A maximum of Rs 1.5 lakh can be deposited during the financial year. It would fetch an interest rate of 9.1 per cent and provide income tax rebate. The account can be opened in any post office or authorized branches of commercial banks. The account will remain operative for 21 years from the date of opening of the account or marriage of the girl child after attaining 18 years of age. The operation of the account shall not be permitted beyond the date of the girl’s marriage. The deposits in Sukanya Samridhi scheme can be made in the form of cash or demand draft or cheque.

The rate of interest is not fixed and will be notified by the central government on a yearly basis. The account can be transferred anywhere in India if the girl shifts to a place other than the city where the account is. To meet the requirement of higher education expenses or marriage, partial withdrawal of 50 per cent of the balance would be allowed after the girl child has attain 18 years of age.

On attaining age of ten years, the account holder that is the girl child may herself operate the account, however, deposit in the account may be made by the guardian or parents. In the event of death of the account holder, the account shall be closed immediately on production of death certificate.

The balance at the credit of the account shall be paid along with interest till the month proceeding the month of premature closure of the account, to the guardian of the account holder. Public Provident Fund (PPF) has E-E-E tax rule. As per this rule – contributions, accumulation (interest amount) and withdrawal are all exempted from income tax. There is a great chance of including SSA under E-E-E category.
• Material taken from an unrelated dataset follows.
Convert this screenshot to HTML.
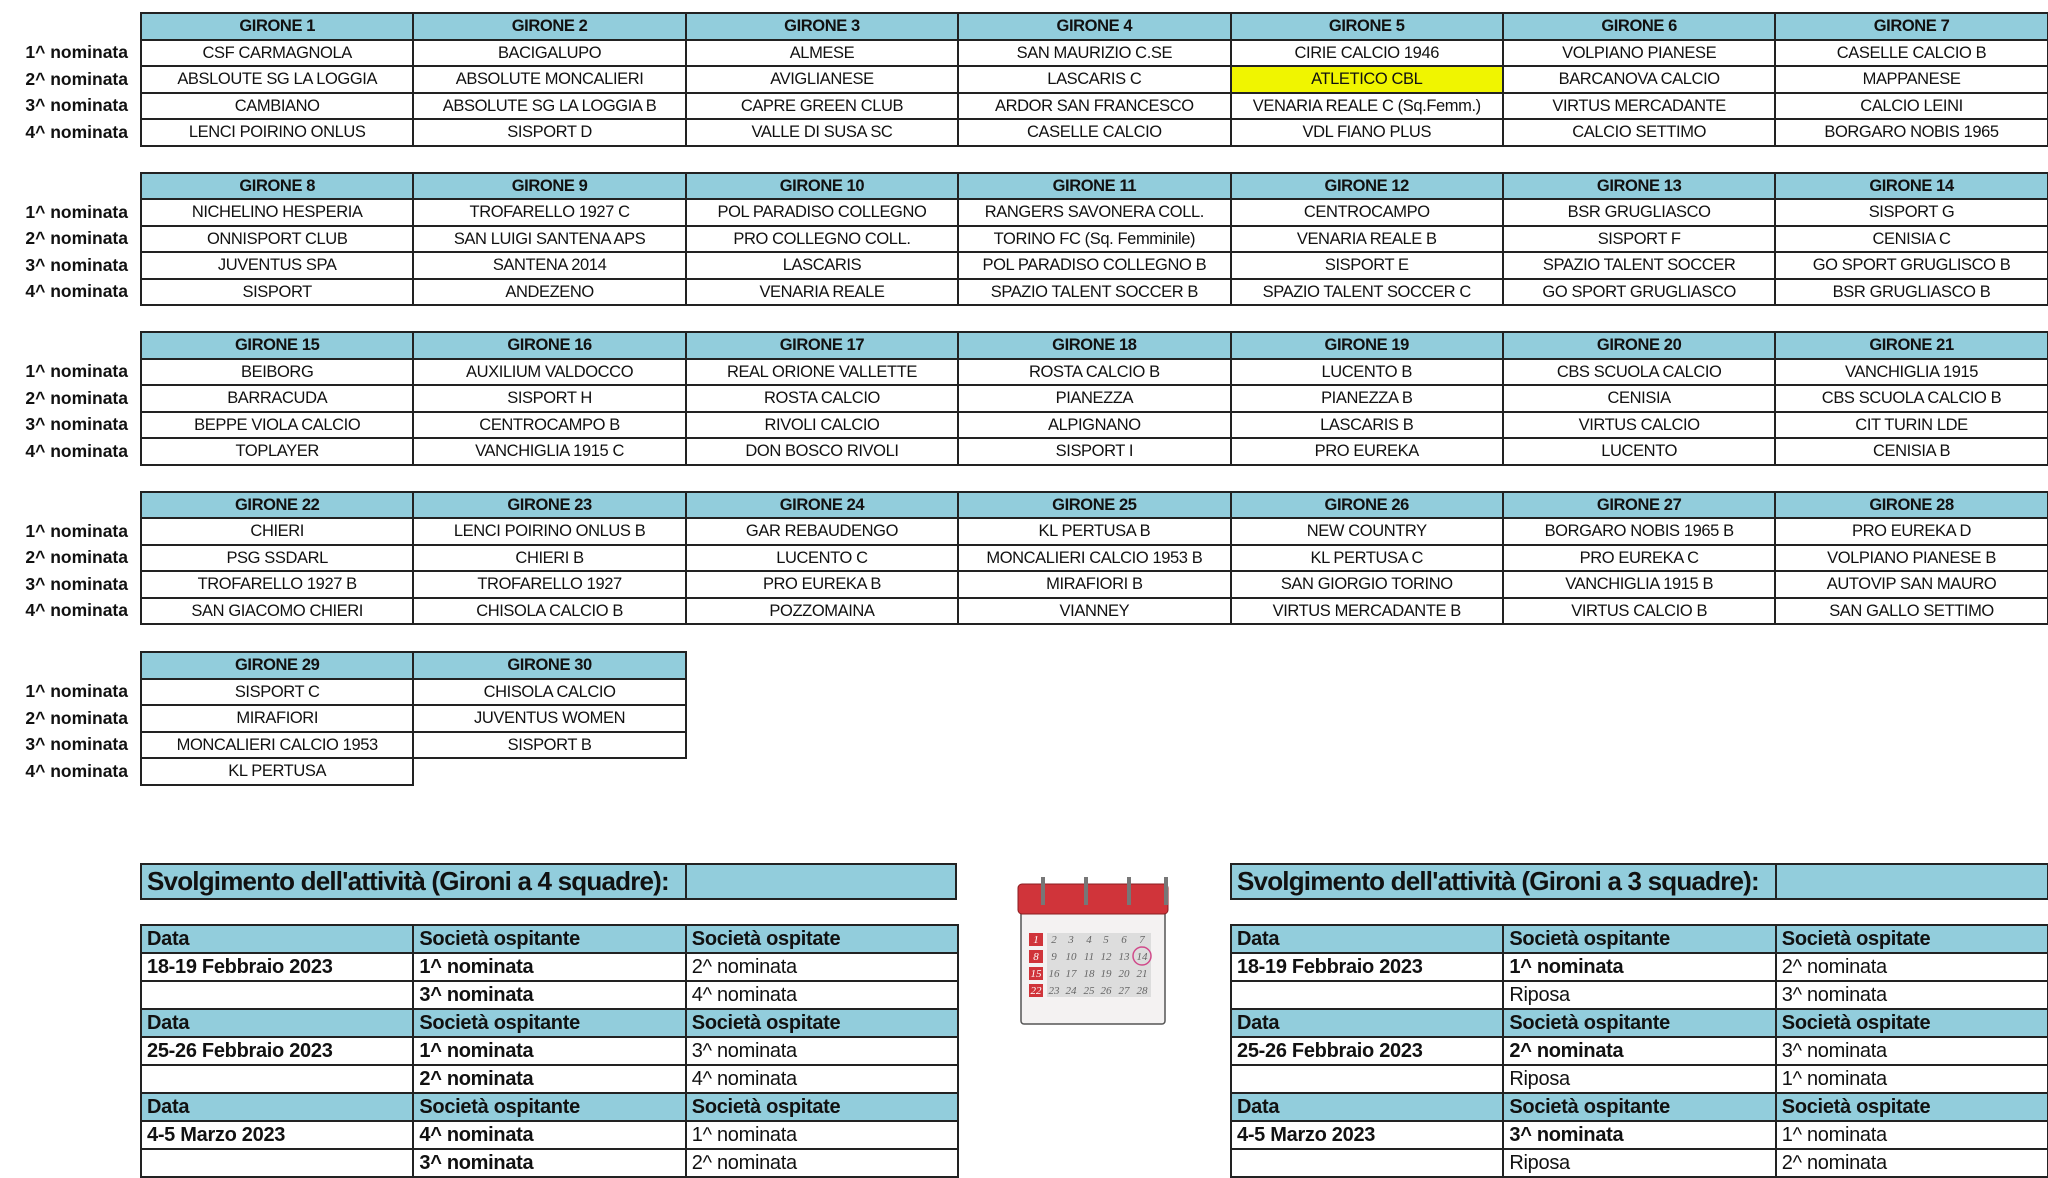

This is great scheme for girl child development, as it will put forward a step toward elimination of gender discrimination among children. This will also encourage parents to ensure equitable share to a girl child in resources and savings of a family. But this all depends upon the mentality of people that how positively they will treat this and prepare them for the change that we all want for the women of India. No doubt that implementing the things step by step will lead to stable position for the women in the country.